Pinking shears

I know that pinking shears cut fabric so that it does not unravel, but what is pinking and how did the word come into use.

It doesn’t go into quiet the detail you seek, but Merriam-Webster is always a good place to start.

Do you think if I keep quite, nobody will notice?

In Middle English, pynken meant “to prick” or “to thrust.” Later it was used more specifically to describe the stabbing or thrusting motion of a rapier. After that, it’s not a stretch to see how it came to describe cutting a saw tooth pattern on the edge of cloth.

Haj

First, to dqa, I don’t thienk anyone will notice.

FWIW the pinking shears my grandmother showed me have zigzag blade edges so that they cut a jagged edge. I guess the cloth edges would not unravel because there is no thread that is always near the edge to pull away.

Sorry but don’t have an answer directly on point.
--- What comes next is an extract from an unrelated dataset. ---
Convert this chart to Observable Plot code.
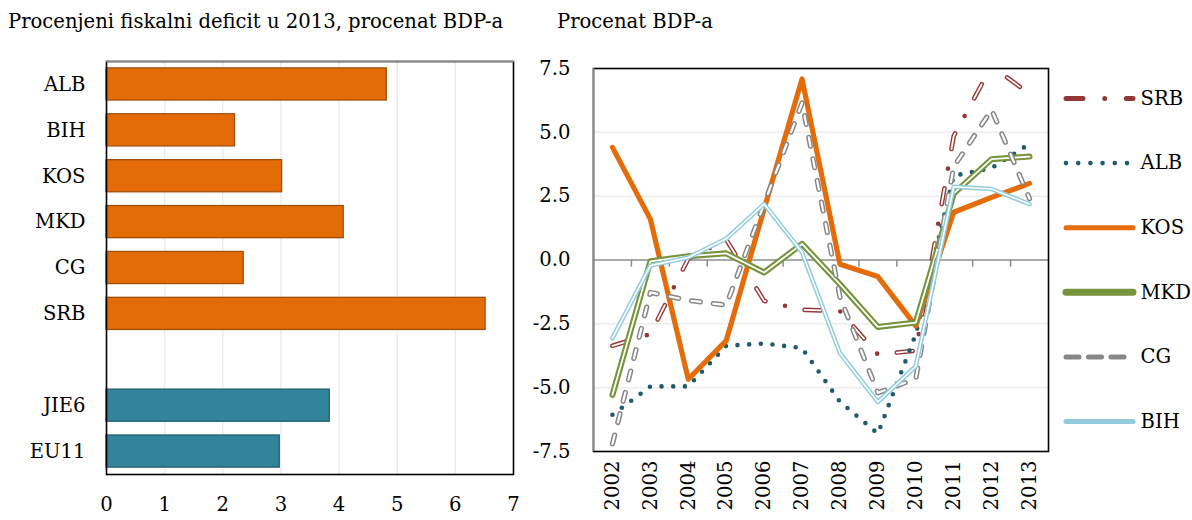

That saw tooth pattern that haj describes is also found on the edge of the petals of carnations, which is why those flowers were called “pinks” for many years.

[sub]phew. It’s taken me YEARS to work that useless information into a conversation. [/sub]

So my guess is that there wasn’t so much a past-time called pinking as there were shears that did pinking for you.

Redboss

You should have kept quet and nobody would have :smiley:

There was a thread on this very topic about a year back but guess what, the search function is $&!#.

What Redboss said just about covers it IIRC.